It was quite a week for Tracy’s Justin Philpott.
After his sponsor staged a stunt-theft of his No. 05 Chevrolet at the Aug. 13 races, video of the prank began to hit the airwaves nationwide starting the very next day. By Tuesday night, the Tracy High School junior found himself fielding telephone calls from ESPN and “Good Morning America.”
“It was crazy,” he said. “ESPN called my house to talk to me. I was freaking out — I didn’t know what to do.”
The Philpotts’ answering machine took care of the phone calls, but nerves kept Justin up until 2 a.m. He eventually got to sleep, because, fame or no fame, he had to deal with the first week of school — not to mention getting his car ready for the next race.
“It’s worn off a little bit, but it’s still there,” he said of the hectic week of instant stardom. “No other way to describe it — it was crazy.”

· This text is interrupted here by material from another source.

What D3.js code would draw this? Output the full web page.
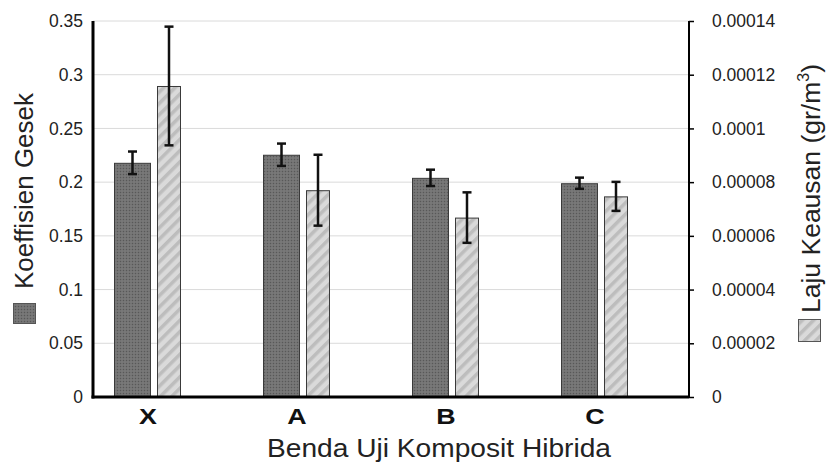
<!DOCTYPE html>
<html>
<head>
<meta charset="utf-8">
<script src="https://cdn.jsdelivr.net/npm/d3@7/dist/d3.min.js"></script>
<style>
html,body{margin:0;padding:0;background:#fff;}
svg{display:block;font-family:"Liberation Sans",Arial,sans-serif;}
</style>
</head>
<body>
<div id="chart"></div>
<script>
// ---- data ----
const categories = ["X", "A", "B", "C"];
const koefisienGesek = [0.218, 0.2255, 0.204, 0.199];
const koefisienErr = [0.0105, 0.0104, 0.0076, 0.0052];
const lajuKeausan = [0.0001158, 0.0000770, 0.0000668, 0.0000747];
const lajuErr = [0.0000221, 0.0000132, 0.0000094, 0.0000054];
const leftTicks = [0, 0.05, 0.1, 0.15, 0.2, 0.25, 0.3, 0.35];
const leftTickLabels = ["0", "0.05", "0.1", "0.15", "0.2", "0.25", "0.3", "0.35"];
const rightTicks = [0, 0.00002, 0.00004, 0.00006, 0.00008, 0.0001, 0.00012, 0.00014];
const rightTickLabels = ["0", "0.00002", "0.00004", "0.00006", "0.00008", "0.0001", "0.00012", "0.00014"];
const xTitle = "Benda Uji Komposit Hibrida";
const leftTitle = "Koeffisien Gesek";
const rightTitle = "Laju Keausan (gr/m";

// ---- layout ----
const W = 826, H = 462;
const L = 93, R = 689, T = 21, B = 397;
const FONT = "Liberation Sans, Arial, sans-serif";

const svg = d3.select("#chart").append("svg").attr("width", W).attr("height", H);
const defs = svg.append("defs");

// dark dotted pattern
const pd = defs.append("pattern").attr("id", "darkPat").attr("patternUnits", "userSpaceOnUse")
  .attr("width", 3).attr("height", 3);
pd.append("rect").attr("width", 3).attr("height", 3).attr("fill", "#727272");
pd.append("rect").attr("x", 0).attr("y", 0).attr("width", 1).attr("height", 1).attr("fill", "#585858");
pd.append("rect").attr("x", 1.5).attr("y", 1.5).attr("width", 1).attr("height", 1).attr("fill", "#8a8a8a");

// light striped pattern
const pl = defs.append("pattern").attr("id", "lightPat").attr("patternUnits", "userSpaceOnUse")
  .attr("width", 8).attr("height", 8).attr("patternTransform", "rotate(45)");
pl.append("rect").attr("width", 8).attr("height", 8).attr("fill", "#dadada");
pl.append("rect").attr("x", 0).attr("y", 0).attr("width", 3.5).attr("height", 8).attr("fill", "#bdbdbd");

const x = d3.scaleBand().domain(categories).range([L, R]).paddingInner(0).paddingOuter(0);
const yL = d3.scaleLinear().domain([0, 0.35]).range([B, T]);
const yR = d3.scaleLinear().domain([0, 0.00014]).range([B, T]);

// gridlines
svg.append("g").selectAll("line").data(leftTicks.slice(1)).join("line")
  .attr("x1", L).attr("x2", R)
  .attr("y1", d => yL(d)).attr("y2", d => yL(d))
  .attr("stroke", "#dadada").attr("stroke-width", 1);

const darkOff = 21, darkW = 37, lightOff = 64, lightW = 24, labelOff = 55;

// dark bars
svg.append("g").selectAll("rect").data(categories).join("rect")
  .attr("x", c => x(c) + darkOff + 0.5)
  .attr("y", (c, i) => yL(koefisienGesek[i]) + 0.5)
  .attr("width", darkW - 1)
  .attr("height", (c, i) => B - yL(koefisienGesek[i]) - 0.5)
  .attr("fill", "url(#darkPat)").attr("stroke", "#3a3a3a").attr("stroke-width", 1);

// light bars
svg.append("g").selectAll("rect").data(categories).join("rect")
  .attr("x", c => x(c) + lightOff + 0.5)
  .attr("y", (c, i) => yR(lajuKeausan[i]) + 0.5)
  .attr("width", lightW - 1)
  .attr("height", (c, i) => B - yR(lajuKeausan[i]) - 0.5)
  .attr("fill", "url(#lightPat)").attr("stroke", "#3a3a3a").attr("stroke-width", 1);

// error bars
function errBars(cx, yv, ev, scale) {
  const g = svg.append("g").attr("stroke", "#111").attr("stroke-width", 2.5);
  categories.forEach((c, i) => {
    const xc = cx(c);
    const yt = scale(yv[i] + ev[i]), yb = scale(yv[i] - ev[i]);
    g.append("line").attr("x1", xc).attr("x2", xc).attr("y1", yt).attr("y2", yb);
    g.append("line").attr("x1", xc - 4.5).attr("x2", xc + 4.5).attr("y1", yt).attr("y2", yt);
    g.append("line").attr("x1", xc - 4.5).attr("x2", xc + 4.5).attr("y1", yb).attr("y2", yb);
  });
}
errBars(c => x(c) + darkOff + darkW / 2, koefisienGesek, koefisienErr, yL);
errBars(c => x(c) + lightOff + lightW / 2, lajuKeausan, lajuErr, yR);

// left axis
const gl = svg.append("g").attr("transform", `translate(${L},0)`)
  .call(d3.axisLeft(yL).tickValues(leftTicks).tickFormat((d, i) => leftTickLabels[i]).tickSize(0).tickPadding(10));
gl.select(".domain").remove();
gl.selectAll("text").attr("font-size", 17.5).attr("fill", "#222").attr("font-family", FONT);
svg.append("line").attr("x1", L).attr("x2", L).attr("y1", T).attr("y2", B + 1.5)
  .attr("stroke", "#000").attr("stroke-width", 3);

// right axis
const gr = svg.append("g").attr("transform", `translate(${R},0)`)
  .call(d3.axisRight(yR).tickValues(rightTicks).tickFormat((d, i) => rightTickLabels[i]).tickSize(5).tickPadding(18));
gr.select(".domain").remove();
gr.selectAll("line").attr("stroke", "#000").attr("stroke-width", 1.5);
gr.selectAll("text").attr("font-size", 17.5).attr("fill", "#222").attr("font-family", FONT);
svg.append("line").attr("x1", R).attr("x2", R).attr("y1", T).attr("y2", B)
  .attr("stroke", "#000").attr("stroke-width", 2);

// bottom axis
svg.append("line").attr("x1", L - 1.5).attr("x2", R).attr("y1", B).attr("y2", B)
  .attr("stroke", "#000").attr("stroke-width", 3);

// category labels
svg.append("g").selectAll("text").data(categories).join("text")
  .attr("transform", c => `translate(${x(c) + labelOff},424) scale(1.22,1)`)
  .attr("text-anchor", "middle").attr("font-size", 22).attr("font-weight", "bold").attr("fill", "#111")
  .text(c => c);

// x title
svg.append("text").attr("x", 439).attr("y", 457).attr("text-anchor", "middle")
  .attr("font-size", 25).attr("textLength", 344).attr("lengthAdjust", "spacingAndGlyphs")
  .attr("fill", "#222").text(xTitle);

// left legend
svg.append("rect").attr("x", 13.5).attr("y", 303.5).attr("width", 22).attr("height", 20)
  .attr("fill", "url(#darkPat)").attr("stroke", "#555").attr("stroke-width", 1);
svg.append("text").attr("transform", "translate(33,191) rotate(-90)").attr("text-anchor", "middle")
  .attr("font-size", 26).attr("fill", "#222").text(leftTitle);

// right legend
svg.append("rect").attr("x", 798.5).attr("y", 319.5).attr("width", 22).attr("height", 22)
  .attr("fill", "url(#lightPat)").attr("stroke", "#555").attr("stroke-width", 1);
const rt = svg.append("text").attr("transform", "translate(820,313) rotate(-90)").attr("text-anchor", "start")
  .attr("font-size", 26.5).attr("fill", "#222");
rt.append("tspan").text(rightTitle);
rt.append("tspan").attr("font-size", 16).attr("dy", -11).text("3");
rt.append("tspan").attr("dy", 11).text(")");
</script>
</body>
</html>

Despite it all, he might have wanted to trade it to be in Dave Byrd’s racing shoes Sunday.
The three-decade veteran from Pacific Grove added yet another NASCAR Dodge Weekly Racing series victory to his resume, his fourth in a row and eighth of the season.
The top qualifier, Byrd worked his way up from a ninth-place start after race officials inverted the field, and overtook third-place finisher Benny Moon’s No. 10 car and second-place finisher and father-of-Justin David Philpott’s No. 50 car, both early leaders.
On lap 10, Philpott snagged the lead from Moon, who was disqualified after the post-race inspection.
The two-time Stockton 99 Speedway points champion held off Moon and Byrd until lap 33, when Byrd snuck past him in Turn 1, and Moon slid by in Turn 4.
Byrd was cruising to his eighth win when a Lap 48 caution and restart gave Philpott and Moon their best shots to take the lead. Byrd got a good jump on the first restart — too good, officials said, who called for another restart.
The second start was just as good — and legitimate. And while Philpott snuck into second, he couldn’t challenge Byrd.
“He got a two-car jump (with two laps to go),” Philpott said.
Drivers don’t give that up, unless they make a big mistake. And Byrd didn’t.
Philpott came as close as he has to claiming his second WLM victory at Altamont in 2006, but if he was disappointed, he didn’t show it.
“The setup was just a tick off,” he said. “We’ll get him.”
Scott Shade recovered from a scary early-lap spinout to take fourth.
Tracy’s Ryan Philpott looked to be back in contention for top-five honors after a solid qualifying round and a third-place finish in the trophy dash.
But something in his setup went wrong during the 50-lap main event. His car was swinging to the right coming off Turn 2, and he nearly hit the wall on an early lap.
“We got the car faster, but in the long run it’s still messed up,” Philpott said. “You can only do so much when the car’s handling like that.”
The problem with Philpott’s No. 52 Chevrolet allowed cousin Justin a bonus over his nationwide exposure.
The two relatives found themselves in a 15-lap shootout for fifth — a battle Justin finally won on lap 47. But right before the caution, Justin lost tire pressure and had to pull off the track. Still, the experience was worth it.
“To be able to pass my cousin Ryan — that’s something I’ve wanted to do for a long time,” he said.
“Since I’ve started racing,” he said.
Some animosity returned to the Coors American Limited Stock Car series after months of usually-friendly racing.
Winner Mark Squadrito defended his line a little too strongly for the liking of points leader Matt Erickson of Ceres and Donnie Darter of Stockton.
One man’s “defending the line” was another man’s “blocking,” but race officials let it stand.
Tim Cardoza took first in Mini-Super Trucks, and in the lawnmower-engine powered Outlaw Mini Sprints, 14-year-old Michael Aldrich of Atwater took the checkered flag, lapping the competition by one and two-laps in some cases.
“I just used my head like my dad told me to,” he said.